> **TASK BRIEF**:
Quote every line from the top of the listing down to and including the line that contains "for (let y = 1970;".
---------- DATASET RECORDS ----------
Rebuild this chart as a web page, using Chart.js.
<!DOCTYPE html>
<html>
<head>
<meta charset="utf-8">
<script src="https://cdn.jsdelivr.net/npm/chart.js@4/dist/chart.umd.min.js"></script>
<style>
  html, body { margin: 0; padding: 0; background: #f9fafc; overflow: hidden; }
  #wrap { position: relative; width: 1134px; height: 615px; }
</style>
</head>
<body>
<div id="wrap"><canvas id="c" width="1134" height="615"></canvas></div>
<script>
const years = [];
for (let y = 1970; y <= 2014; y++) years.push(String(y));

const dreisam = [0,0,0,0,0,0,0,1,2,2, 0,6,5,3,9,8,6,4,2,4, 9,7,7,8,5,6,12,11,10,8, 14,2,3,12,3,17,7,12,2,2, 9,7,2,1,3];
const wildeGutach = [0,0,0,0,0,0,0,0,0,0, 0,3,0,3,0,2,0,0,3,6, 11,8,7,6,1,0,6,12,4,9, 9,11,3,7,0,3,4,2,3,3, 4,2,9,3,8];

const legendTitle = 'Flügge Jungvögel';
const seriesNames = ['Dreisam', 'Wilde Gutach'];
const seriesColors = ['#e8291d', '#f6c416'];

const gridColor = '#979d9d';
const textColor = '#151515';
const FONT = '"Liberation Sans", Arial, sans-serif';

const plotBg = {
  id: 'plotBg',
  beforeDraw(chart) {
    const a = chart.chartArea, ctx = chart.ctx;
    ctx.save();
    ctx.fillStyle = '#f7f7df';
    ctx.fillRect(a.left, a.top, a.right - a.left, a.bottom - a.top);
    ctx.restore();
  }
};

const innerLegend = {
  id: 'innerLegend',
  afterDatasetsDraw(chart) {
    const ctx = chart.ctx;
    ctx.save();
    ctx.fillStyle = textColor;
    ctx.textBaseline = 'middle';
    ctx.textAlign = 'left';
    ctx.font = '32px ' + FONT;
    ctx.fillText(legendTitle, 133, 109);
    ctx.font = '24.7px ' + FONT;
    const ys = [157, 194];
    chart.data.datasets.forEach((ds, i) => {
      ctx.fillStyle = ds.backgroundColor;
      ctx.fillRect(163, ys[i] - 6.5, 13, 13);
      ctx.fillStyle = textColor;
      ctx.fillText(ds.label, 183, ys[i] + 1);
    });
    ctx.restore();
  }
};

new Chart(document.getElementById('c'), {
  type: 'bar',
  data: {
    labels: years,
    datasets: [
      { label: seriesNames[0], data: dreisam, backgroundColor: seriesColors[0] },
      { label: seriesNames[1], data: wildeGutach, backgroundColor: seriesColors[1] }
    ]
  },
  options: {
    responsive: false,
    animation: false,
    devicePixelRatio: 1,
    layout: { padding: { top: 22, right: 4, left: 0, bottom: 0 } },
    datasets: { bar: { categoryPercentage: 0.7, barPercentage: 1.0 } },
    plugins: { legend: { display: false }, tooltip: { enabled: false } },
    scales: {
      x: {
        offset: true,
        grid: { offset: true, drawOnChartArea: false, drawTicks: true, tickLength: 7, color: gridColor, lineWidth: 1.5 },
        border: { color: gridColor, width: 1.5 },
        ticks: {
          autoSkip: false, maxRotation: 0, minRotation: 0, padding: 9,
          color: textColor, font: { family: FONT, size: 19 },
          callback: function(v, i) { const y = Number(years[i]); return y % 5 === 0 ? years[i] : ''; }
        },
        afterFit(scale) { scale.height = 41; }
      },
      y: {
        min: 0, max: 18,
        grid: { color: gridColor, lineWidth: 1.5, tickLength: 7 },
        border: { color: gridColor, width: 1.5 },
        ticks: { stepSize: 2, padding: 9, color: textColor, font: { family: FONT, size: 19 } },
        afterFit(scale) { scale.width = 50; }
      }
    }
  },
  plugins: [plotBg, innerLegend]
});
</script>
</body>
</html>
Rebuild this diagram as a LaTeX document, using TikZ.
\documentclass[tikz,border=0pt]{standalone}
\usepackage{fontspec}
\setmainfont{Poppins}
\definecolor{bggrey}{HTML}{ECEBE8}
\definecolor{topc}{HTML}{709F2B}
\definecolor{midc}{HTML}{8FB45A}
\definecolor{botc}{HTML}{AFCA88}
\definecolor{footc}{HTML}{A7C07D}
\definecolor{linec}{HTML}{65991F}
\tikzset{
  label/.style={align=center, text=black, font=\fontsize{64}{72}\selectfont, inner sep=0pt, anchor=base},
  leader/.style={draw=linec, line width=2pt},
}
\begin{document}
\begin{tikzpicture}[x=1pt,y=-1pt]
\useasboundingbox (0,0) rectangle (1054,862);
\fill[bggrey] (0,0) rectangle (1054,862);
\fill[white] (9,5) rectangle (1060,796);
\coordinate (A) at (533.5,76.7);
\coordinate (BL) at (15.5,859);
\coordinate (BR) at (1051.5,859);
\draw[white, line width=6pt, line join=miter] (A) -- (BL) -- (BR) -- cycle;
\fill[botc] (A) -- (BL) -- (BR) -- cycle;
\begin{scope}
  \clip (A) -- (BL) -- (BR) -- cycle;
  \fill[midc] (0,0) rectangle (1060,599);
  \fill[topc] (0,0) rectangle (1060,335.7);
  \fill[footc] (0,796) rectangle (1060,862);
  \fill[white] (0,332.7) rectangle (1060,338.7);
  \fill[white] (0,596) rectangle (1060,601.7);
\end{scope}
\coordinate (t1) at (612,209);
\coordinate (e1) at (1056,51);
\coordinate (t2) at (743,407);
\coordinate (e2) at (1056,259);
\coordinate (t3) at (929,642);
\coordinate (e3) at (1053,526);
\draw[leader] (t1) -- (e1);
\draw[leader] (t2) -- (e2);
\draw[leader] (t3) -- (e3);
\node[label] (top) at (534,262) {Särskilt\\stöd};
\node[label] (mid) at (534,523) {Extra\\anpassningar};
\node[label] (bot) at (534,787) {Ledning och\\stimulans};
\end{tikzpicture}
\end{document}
----------
> **SOLUTION**:
Rebuild this chart as a web page, using Chart.js.
<!DOCTYPE html>
<html>
<head>
<meta charset="utf-8">
<script src="https://cdn.jsdelivr.net/npm/chart.js@4/dist/chart.umd.min.js"></script>
<style>
  html, body { margin: 0; padding: 0; background: #f9fafc; overflow: hidden; }
  #wrap { position: relative; width: 1134px; height: 615px; }
</style>
</head>
<body>
<div id="wrap"><canvas id="c" width="1134" height="615"></canvas></div>
<script>
const years = [];
for (let y = 1970; y <= 2014; y++) years.push(String(y));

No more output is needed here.